Maintaining harmony with the architectural concept of the house, designed by architect Bernard Perreault, the terrace is an extension of the interior. The young homeowners wanted a space suitable both for festive gatherings with friends and for family relaxation. They required a full outdoor kitchen, a dining room and a play area for children, while making the most of the existing swimming pool, which enjoys ample sunlight.
The large cedar pergola is the centrepiece of the understated, contrasting design. The pergola’s shades, hanging from a custom-made aluminum structure, diminish the intensity of the sun while creating a play of ephemeral lines and diffusing light in golden hues. Slats on the side provide privacy and a structure for climbing plants.
The pergola’s warm colours contrast with the lighter tones of the weathered-wood floor. Boards were reclaimed as finishing materials for the kitchen, resulting in subtle and effective integration coordinated with the stainless-steel finish of the appliances.
Two back-to-back banquettes, one in lighter wood, are designed as a single piece and form the space’s central element. On one side, people sit down to eat, while the other side is geared to play and relaxation. The banquette includes integrated storage. One side of the seat is covered in slate to add a playful aspect and allow children to use the space as they place.
The pool echoes the lengthwise spread of the patio, meshing with the house’s linear architecture. The required safety fence is made entirely of glass, preserving the space’s fluidity. After dark, the pool becomes a beacon, casting bluish light that gives the space a theatrical, soft ambiance, perfect for long, relaxing evenings among friends.
About Martine Brisson
Martine Brisson’s unusual career path has given her an approach to space that sometimes has more to do with architecture than interior design. Before she becomes involved with the content of the space, she concentrates on the envelope that defines it. “I like to create boxes, like jewel boxes, that my clients can arrange in their own image.”
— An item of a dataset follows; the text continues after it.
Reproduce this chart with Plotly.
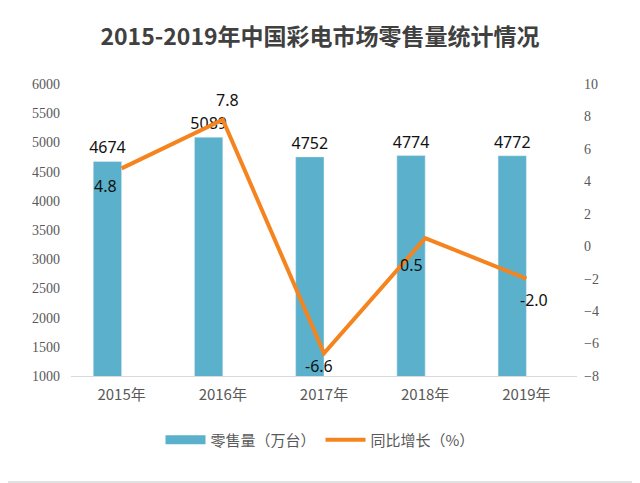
import plotly.graph_objects as go

# === DATA ===
years = ["2015年", "2016年", "2017年", "2018年", "2019年"]
sales = [4674, 5089, 4752, 4774, 4772]          # 零售量（万台）
growth = [4.8, 7.8, -6.6, 0.5, -2.0]            # 同比增长（%）

# label nudges for the growth values (px)
label_dx = [-16, 5, -5, -14, 8]
label_dy = [-18, 20, -13, -27, -21]

# === LAYOUT (px) ===
# the page has an 8px body margin, so the figure is sized to sit inside the window
W, H = 632, 475
L, R, T, B = 63, 63, 76, 107
pw, ph = W - L - R, H - T - B

cjk = "Noto Sans CJK SC"
grey = "#595959"
blue = "#5BB1CB"
orange = "#F5841F"

fig = go.Figure()

fig.add_trace(go.Bar(
    x=years, y=sales, name="零售量（万台）", showlegend=False,
    marker_color=blue, width=0.28, offset=-0.28,
    text=[str(v) for v in sales], textposition="outside",
    constraintext="none",
    textfont=dict(family="Noto Sans", size=16, color="#111111"),
    cliponaxis=False,
))

# legend swatch for the bars: wide flat rectangle like the original
fig.add_trace(go.Scatter(
    x=[None], y=[None], name="零售量（万台）", mode="lines",
    line=dict(color=blue, width=9),
))

fig.add_trace(go.Scatter(
    x=years, y=growth, name="同比增长（%）", yaxis="y2",
    mode="lines", line=dict(color=orange, width=4),
))

for yr, g, dx, dy in zip(years, growth, label_dx, label_dy):
    fig.add_annotation(x=yr, y=g, yref="y2", text=f"{g:.1f}", showarrow=False,
                       xshift=dx, yshift=dy,
                       font=dict(family="Noto Sans", size=16, color="#111111"))

fig.update_layout(
    width=W, height=H,
    margin=dict(l=L, r=R, t=T, b=B, autoexpand=False),
    paper_bgcolor="white", plot_bgcolor="white",
    title=dict(text="<b>2015-2019年中国彩电市场零售量统计情况</b>",
               x=(320 - 8) / W, xanchor="center", y=1 - 29 / H, yanchor="middle",
               font=dict(family=cjk, size=23, color="#404040")),
    xaxis=dict(range=[-0.5, 4.5], showgrid=False, showline=True,
               linecolor="#d9d9d9", linewidth=1, ticks="", ticklabelstandoff=5,
               tickfont=dict(family=cjk, size=15, color=grey)),
    yaxis=dict(range=[1000, 6000], dtick=500, showgrid=False, zeroline=False,
               showline=False, ticks="", ticklabelstandoff=10,
               tickfont=dict(family="Liberation Serif", size=14, color=grey)),
    yaxis2=dict(range=[-8, 10], dtick=2, overlaying="y", side="right",
                showgrid=False, zeroline=False, showline=False, ticks="",
                ticklabelstandoff=6,
                tickfont=dict(family="Liberation Serif", size=14, color=grey)),
    legend=dict(orientation="h", x=(320 - 8 - L) / pw, xanchor="center",
                y=-(432 - T - ph) / ph, yanchor="middle",
                font=dict(family=cjk, size=15, color=grey),
                itemwidth=40, traceorder="normal"),
    showlegend=True,
)

# light frame around the picture
fig.add_shape(type="rect", xref="paper", yref="paper",
              x0=-(L + 8) / pw, x1=1 + (R - 1) / pw,
              y0=-(B - 1) / ph, y1=1 + (T + 8) / ph,
              line=dict(color="#d9d9d9", width=1.5), layer="below")

fig.write_html("out.html")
Before engaging in training as an interior designer, Brisson began her professional life as a lyric soprano. It was during her international tours that she cultivated her talent for design and her love of architecture and spaces. “I always had a little notebook and a pencil so I could sketch the places I visited,” she recalls. After working as an on-stage artist, she became a fashion designer and opened a women’s clothing boutique in Montreal. A few collections later, she launched her career as an interior designer.
From her artistic and creative experiences, Brisson has taken a taste for simple, human-oriented spaces. “Rather than strike the imagination,” she notes, “a space has to make people feel good.” Thus, instead of imposing her own style, she tries to understand the tastes and needs of her clients and offer them a virgin space in which they will be able to express themselves. “My clients bring me their music score, and I’m the orchestra conductor.”